Requirements –
Give every line back verbatim, dropping all images.

Dataset excerpt –
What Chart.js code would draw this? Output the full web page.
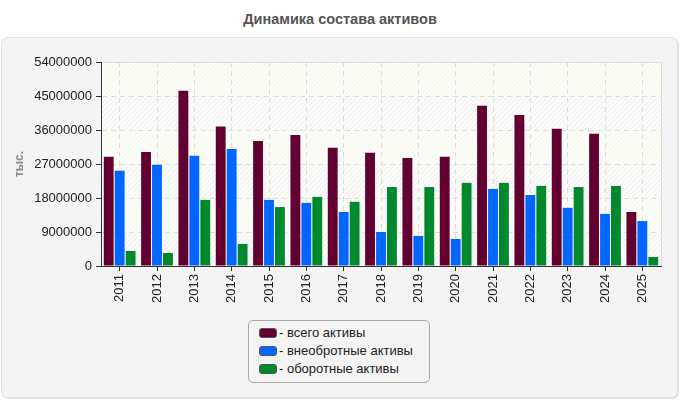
<!DOCTYPE html>
<html>
<head>
<meta charset="utf-8">
<script src="https://cdn.jsdelivr.net/npm/chart.js@4"></script>
<style>
  body { margin:0; background:#fff; font-family:"Liberation Sans", Arial, sans-serif; }
  #title { position:absolute; left:0; top:11px; width:680px; text-align:center; font-size:14.5px; font-weight:bold; color:#555; }
  #panel { position:absolute; left:1px; top:37px; width:675px; height:359px; background:#f4f4f4; border:1px solid #e2e2e2; border-radius:7px; box-shadow:1px 1px 1px #ddd; }
  #wrap { position:absolute; left:0; top:0; width:680px; height:400px; }
  #legend { position:absolute; left:248px; top:320px; width:180px; height:61px; border:1px solid #aaa; border-radius:5px; background:#f4f4f4; font-size:13px; color:#222; }
  #legend div { height:18px; line-height:18px; padding-left:10px; white-space:nowrap; }
  #legend span { display:inline-block; width:16px; height:8px; border:1px solid #555; border-radius:3px; margin-right:2px; vertical-align:-1px; }
</style>
</head>
<body>
<div id="title">Динамика состава активов</div>
<div id="panel"></div>
<div id="wrap"><canvas id="chart" width="680" height="400"></canvas></div>
<div id="legend"></div>
<script>
const years = ['2011','2012','2013','2014','2015','2016','2017','2018','2019','2020','2021','2022','2023','2024','2025'];
const totalAssets = [28900000, 30200000, 46400000, 36900000, 33100000, 34700000, 31300000, 30000000, 28600000, 28900000, 42400000, 40000000, 36300000, 35000000, 14300000];
const fixedAssets = [25200000, 26800000, 29200000, 31000000, 17500000, 16700000, 14300000, 9000000, 7950000, 7160000, 20400000, 18800000, 15400000, 13800000, 11900000];
const currentAssets = [3980000, 3450000, 17500000, 5830000, 15600000, 18300000, 17000000, 20900000, 20900000, 22000000, 22000000, 21200000, 20900000, 21200000, 2390000];
const seriesNames = ['всего активы', 'внеобротные активы', 'оборотные активы'];
const seriesColors = ['#640031', '#0066ff', '#00882f'];
const yTicks = [0, 9000000, 18000000, 27000000, 36000000, 45000000, 54000000];

function hatch(bg, line) {
    let c = document.createElement('canvas');
    c.width = 5; c.height = 5;
    let g = c.getContext('2d');
    g.fillStyle = bg; g.fillRect(0, 0, 5, 5);
    g.strokeStyle = line; g.lineWidth = 1;
    g.beginPath(); g.moveTo(-1, 6); g.lineTo(6, -1); g.stroke();
    g.beginPath(); g.moveTo(-1, 1); g.lineTo(1, -1); g.stroke();
    g.beginPath(); g.moveTo(4, 6); g.lineTo(6, 4); g.stroke();
    return g.createPattern(c, 'repeat');
}

// banded background of the plot area
const plotBg = {
    id: 'plotBg',
    beforeDraw(chart) {
        const {ctx, chartArea: a, scales: {y}} = chart;
        const light = hatch('#fdfdf7', '#f5f5ee');
        const dark = hatch('#fcfcfa', '#ececec');
        ctx.save();
        for (let i = 0; i < yTicks.length - 1; i++) {
            const top = y.getPixelForValue(yTicks[i + 1]);
            const bot = y.getPixelForValue(yTicks[i]);
            ctx.fillStyle = (i % 2 == 0) ? dark : light;
            ctx.fillRect(a.left, top, a.right - a.left, bot - top);
        }
        ctx.strokeStyle = '#dcdcdc';
        ctx.lineWidth = 1;
        ctx.beginPath();
        ctx.moveTo(a.left, a.top + 0.5); ctx.lineTo(a.right + 0.5, a.top + 0.5); ctx.lineTo(a.right + 0.5, a.bottom);
        ctx.stroke();
        ctx.restore();
    }
};

const data = {
    labels: years,
    datasets: [totalAssets, fixedAssets, currentAssets].map((d, i) => ({
        label: seriesNames[i], data: d, backgroundColor: seriesColors[i],
        categoryPercentage: 0.88, barPercentage: 0.9
    }))
};

document.getElementById('legend').innerHTML = '<div style="height:3px"></div>' + seriesNames.map((n, i) =>
    "<div><span style='background:" + seriesColors[i] + "'></span>- " + n + "</div>").join('');

new Chart(document.getElementById('chart'), {
    type: 'bar', data: data, plugins: [plotBg],
    options: {
        responsive: false, animation: false,
        layout: {padding: {left: 8, top: 62, right: 19, bottom: 94}},
        plugins: {legend: {display: false}, tooltip: {enabled: false}},
        scales: {
            x: {
                afterFit: s => { s.height = 40; },
                grid: {offset: false, color: '#dddddd', tickColor: '#333', tickLength: 5, tickBorderDash: []},
                border: {color: '#333', dash: [5, 4]},
                ticks: {color: '#222', font: {family: 'Liberation Sans', size: 13}, minRotation: 90, maxRotation: 90, padding: 3}
            },
            y: {
                min: 0, max: 54000000,
                afterFit: s => { s.width = 93; },
                afterBuildTicks: s => { s.ticks = yTicks.map(v => ({value: v})); },
                grid: {color: '#dddddd', tickColor: '#333', tickLength: 5, tickBorderDash: []},
                border: {color: '#333', dash: [5, 4]},
                ticks: {color: '#222', font: {family: 'Liberation Sans', size: 13}, padding: 4, callback: v => String(v)},
                title: {display: true, text: 'тыс.', color: '#888', font: {family: 'Liberation Sans', size: 12, weight: 'bold'}, padding: {bottom: 0}}
            }
        }
    }
});
</script>
</body>
</html>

Solution for this problem –
What Chart.js code would draw this? Output the full web page.
<!DOCTYPE html>
<html>
<head>
<meta charset="utf-8">
<script src="https://cdn.jsdelivr.net/npm/chart.js@4"></script>
<style>
  body { margin:0; background:#fff; font-family:"Liberation Sans", Arial, sans-serif; }
  #title { position:absolute; left:0; top:11px; width:680px; text-align:center; font-size:14.5px; font-weight:bold; color:#555; }
  #panel { position:absolute; left:1px; top:37px; width:675px; height:359px; background:#f4f4f4; border:1px solid #e2e2e2; border-radius:7px; box-shadow:1px 1px 1px #ddd; }
  #wrap { position:absolute; left:0; top:0; width:680px; height:400px; }
  #legend { position:absolute; left:248px; top:320px; width:180px; height:61px; border:1px solid #aaa; border-radius:5px; background:#f4f4f4; font-size:13px; color:#222; }
  #legend div { height:18px; line-height:18px; padding-left:10px; white-space:nowrap; }
  #legend span { display:inline-block; width:16px; height:8px; border:1px solid #555; border-radius:3px; margin-right:2px; vertical-align:-1px; }
</style>
</head>
<body>
<div id="title">Динамика состава активов</div>
<div id="panel"></div>
<div id="wrap"><canvas id="chart" width="680" height="400"></canvas></div>
<div id="legend"></div>
<script>
const years = ['2011','2012','2013','2014','2015','2016','2017','2018','2019','2020','2021','2022','2023','2024','2025'];
const totalAssets = [28900000, 30200000, 46400000, 36900000, 33100000, 34700000, 31300000, 30000000, 28600000, 28900000, 42400000, 40000000, 36300000, 35000000, 14300000];
const fixedAssets = [25200000, 26800000, 29200000, 31000000, 17500000, 16700000, 14300000, 9000000, 7950000, 7160000, 20400000, 18800000, 15400000, 13800000, 11900000];
const currentAssets = [3980000, 3450000, 17500000, 5830000, 15600000, 18300000, 17000000, 20900000, 20900000, 22000000, 22000000, 21200000, 20900000, 21200000, 2390000];
const seriesNames = ['всего активы', 'внеобротные активы', 'оборотные активы'];
const seriesColors = ['#640031', '#0066ff', '#00882f'];
const yTicks = [0, 9000000, 18000000, 27000000, 36000000, 45000000, 54000000];

function hatch(bg, line) {
    let c = document.createElement('canvas');
    c.width = 5; c.height = 5;
    let g = c.getContext('2d');
    g.fillStyle = bg; g.fillRect(0, 0, 5, 5);
    g.strokeStyle = line; g.lineWidth = 1;
    g.beginPath(); g.moveTo(-1, 6); g.lineTo(6, -1); g.stroke();
    g.beginPath(); g.moveTo(-1, 1); g.lineTo(1, -1); g.stroke();
    g.beginPath(); g.moveTo(4, 6); g.lineTo(6, 4); g.stroke();
    return g.createPattern(c, 'repeat');
}

// banded background of the plot area
const plotBg = {
    id: 'plotBg',
    beforeDraw(chart) {
        const {ctx, chartArea: a, scales: {y}} = chart;
        const light = hatch('#fdfdf7', '#f5f5ee');
        const dark = hatch('#fcfcfa', '#ececec');
        ctx.save();
        for (let i = 0; i < yTicks.length - 1; i++) {
            const top = y.getPixelForValue(yTicks[i + 1]);
            const bot = y.getPixelForValue(yTicks[i]);
            ctx.fillStyle = (i % 2 == 0) ? dark : light;
            ctx.fillRect(a.left, top, a.right - a.left, bot - top);
        }
        ctx.strokeStyle = '#dcdcdc';
        ctx.lineWidth = 1;
        ctx.beginPath();
        ctx.moveTo(a.left, a.top + 0.5); ctx.lineTo(a.right + 0.5, a.top + 0.5); ctx.lineTo(a.right + 0.5, a.bottom);
        ctx.stroke();
        ctx.restore();
    }
};

const data = {
    labels: years,
    datasets: [totalAssets, fixedAssets, currentAssets].map((d, i) => ({
        label: seriesNames[i], data: d, backgroundColor: seriesColors[i],
        categoryPercentage: 0.88, barPercentage: 0.9
    }))
};

document.getElementById('legend').innerHTML = '<div style="height:3px"></div>' + seriesNames.map((n, i) =>
    "<div><span style='background:" + seriesColors[i] + "'></span>- " + n + "</div>").join('');

new Chart(document.getElementById('chart'), {
    type: 'bar', data: data, plugins: [plotBg],
    options: {
        responsive: false, animation: false,
        layout: {padding: {left: 8, top: 62, right: 19, bottom: 94}},
        plugins: {legend: {display: false}, tooltip: {enabled: false}},
        scales: {
            x: {
                afterFit: s => { s.height = 40; },
                grid: {offset: false, color: '#dddddd', tickColor: '#333', tickLength: 5, tickBorderDash: []},
                border: {color: '#333', dash: [5, 4]},
                ticks: {color: '#222', font: {family: 'Liberation Sans', size: 13}, minRotation: 90, maxRotation: 90, padding: 3}
            },
            y: {
                min: 0, max: 54000000,
                afterFit: s => { s.width = 93; },
                afterBuildTicks: s => { s.ticks = yTicks.map(v => ({value: v})); },
                grid: {color: '#dddddd', tickColor: '#333', tickLength: 5, tickBorderDash: []},
                border: {color: '#333', dash: [5, 4]},
                ticks: {color: '#222', font: {family: 'Liberation Sans', size: 13}, padding: 4, callback: v => String(v)},
                title: {display: true, text: 'тыс.', color: '#888', font: {family: 'Liberation Sans', size: 12, weight: 'bold'}, padding: {bottom: 0}}
            }
        }
    }
});
</script>
</body>
</html>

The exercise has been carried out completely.